Don't try to do it alone: One of the first classes in your MBA program taught you things about leadership and cooperation. One of the valuable lessons I hope you took from that class was that you can't be as successful alone as you can be if you are part of a successful team.

If you have three "study buddies" in your class, consider having a rotating two of you take notes each night of class. In that way, two of you can be concentrating on what is going on in class rather than in taking notes. Many things in class may happen at speeds that note-takers, with their heads down, may not notice.

The second advantage of this system is that each of the four of you will have two sets of notes. Those sets of notes may be very different--each of the note takers may have picked up two-thirds of what occurred in class. The combined notes are likely to have picked up nearly ninety percent of what happened in class.

Don't be an environmentalist: As I review my students' notes, I notice that most students have become environmentalists--they use every available inch of a sheet of paper when they take notes. While that is good for forests, it is probably bad for your success as a student.

I suggest that you take notes on only one side of a sheet of paper--generally, the page that would be odd numbered in a book. That leaves the even numbered pages available for adding examples, filling in holes, or adding graphics as those are important.

I would also suggest that clearly heading each section of your notes--either by changing your type face to CAPITAL LETTERS or by changing colors--can be useful. A set of notes that allows you to go back and quickly find relevant materials as you study or as you use them in an examination setting is valuable.

Review your notes after you take them: Many students never look at their notes after they take them. A review and rework of your notes, soon after you finish a class session, is valuable. Particularly if you are working with a group, you can augment your notes so that they have more value.

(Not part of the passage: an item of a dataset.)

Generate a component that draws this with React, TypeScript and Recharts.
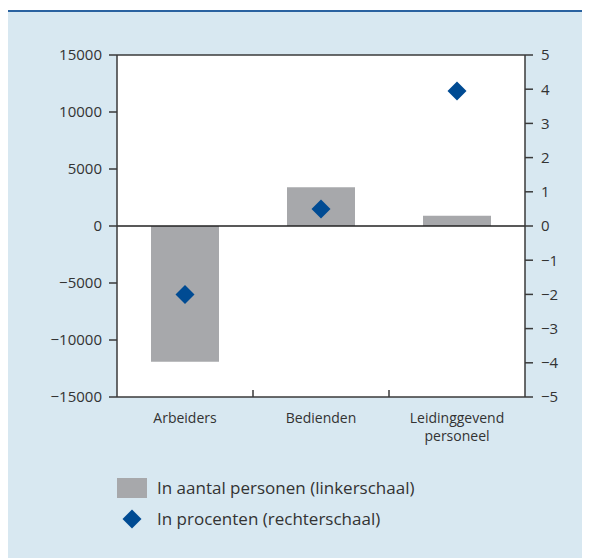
import { ComposedChart, Bar, Line, XAxis, YAxis, ReferenceLine } from 'recharts'

const categories = ['Arbeiders', 'Bedienden', 'Leidinggevend personeel']
const personen = [-11900, 3400, 900]
const procenten = [-2.0, 0.5, 3.95]
const leftTicks = [-15000, -10000, -5000, 0, 5000, 10000, 15000]
const rightTicks = [-5, -4, -3, -2, -1, 0, 1, 2, 3, 4, 5]

const data = categories.map((name, i) => ({ name, personen: personen[i], procenten: procenten[i] }))

const FONT = '"Open Sans", "Noto Sans", sans-serif'
const TEXT = '#333333'
const AXIS = '#3a3a3a'
const BAR = '#a7a8ab'
const DIAMOND = '#004b93'
const BG = '#d8e8f1'

const minus = (v: number) => String(v).replace('-', '\u2212')

const Diamond = ({ cx, cy, size = 9.5 }: { cx?: number; cy?: number; size?: number }) => {
  if (cx == null || cy == null) return null
  const r = size
  return <polygon points={`${cx},${cy - r} ${cx + r},${cy} ${cx},${cy + r} ${cx - r},${cy}`} fill={DIAMOND} />
}

const CategoryTick = (props: any) => {
  const { x, y, payload, index } = props
  const lines = String(payload.value).split(' ')
  const half = payload.offset ?? 68
  return (
    <g>
      <text x={x} y={y + 26} textAnchor="middle" fill={TEXT} fontSize={14} fontFamily={FONT}>
        {lines.map((l, i) => (
          <tspan key={i} x={x} dy={i === 0 ? 0 : 18}>{l}</tspan>
        ))}
      </text>
      {index < categories.length - 1 && (
        <line x1={x + half} x2={x + half} y1={y - 7} y2={y} stroke={AXIS} strokeWidth={1.5} />
      )}
    </g>
  )
}

export default function App() {
  return (
    <div style={{ marginTop: 2, width: 582, height: 546, background: BG, borderTop: '2px solid #2a62a0', position: 'relative', fontFamily: FONT }}>
      <ComposedChart width={582} height={435} data={data} margin={{ top: 43, right: 20, left: 9, bottom: 0 }} barCategoryGap="25%" style={{ position: 'absolute', left: 0, top: 0 }}>
        <rect x={109} y={43} width={408} height={342} fill="#ffffff" />
        <XAxis dataKey="name" height={50} tickSize={0} tickMargin={0} interval={0} tick={<CategoryTick />} axisLine={{ stroke: AXIS, strokeWidth: 1.5 }} />
        <YAxis yAxisId="left" width={100} domain={[-15000, 15000]} ticks={leftTicks} tickFormatter={minus} tickSize={8} tickMargin={7} tick={{ fill: TEXT, fontSize: 15, fontFamily: FONT }} axisLine={{ stroke: AXIS, strokeWidth: 1.5 }} tickLine={{ stroke: AXIS, strokeWidth: 1.5 }} />
        <YAxis yAxisId="right" orientation="right" width={45} domain={[-5, 5]} ticks={rightTicks} tickFormatter={minus} tickSize={8} tickMargin={8} tick={{ fill: TEXT, fontSize: 15, fontFamily: FONT, textAnchor: 'start' }} axisLine={{ stroke: AXIS, strokeWidth: 1.5 }} tickLine={{ stroke: AXIS, strokeWidth: 1.5 }} />
        <Bar yAxisId="left" dataKey="personen" fill={BAR} isAnimationActive={false} />
        <ReferenceLine yAxisId="left" y={0} stroke="#222222" strokeWidth={1.5} />
        <ReferenceLine yAxisId="left" y={15000} stroke={AXIS} strokeWidth={1.5} />
        <Line
          yAxisId="right"
          dataKey="procenten"
          stroke="none"
          dot={(p: any) => <Diamond key={p.index} cx={p.cx} cy={p.cy} />}
          activeDot={false}
          isAnimationActive={false}
        />
      </ComposedChart>
      <div style={{ position: 'absolute', left: 109, top: 466, display: 'flex', alignItems: 'center', height: 20 }}>
        <div style={{ width: 30, height: 20, background: BAR }} />
        <span style={{ marginLeft: 10, fontSize: 17, color: TEXT, lineHeight: '20px', whiteSpace: 'nowrap' }}>In aantal personen (linkerschaal)</span>
      </div>
      <div style={{ position: 'absolute', left: 109, top: 497, display: 'flex', alignItems: 'center', height: 20 }}>
        <svg width={30} height={20}>
          <Diamond cx={15} cy={10} size={9.5} />
        </svg>
        <span style={{ marginLeft: 10, fontSize: 17, color: TEXT, lineHeight: '20px', whiteSpace: 'nowrap' }}>In procenten (rechterschaal)</span>
      </div>
    </div>
  )
}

Tape record: If your professor allows it, I would suggest that tape recording a class is a very valuable way to augment your note taking. Sometimes you can pick up things that you would otherwise miss in class by listening to your tape as you read your notes.

Summary: What does good note taking get you? Probably higher grades; likely more success in achieving your ultimate goal in the MBA program; and certainly a set of notes that you can refer to fifteen years after you finish your MBA. I commend good note-taking to you.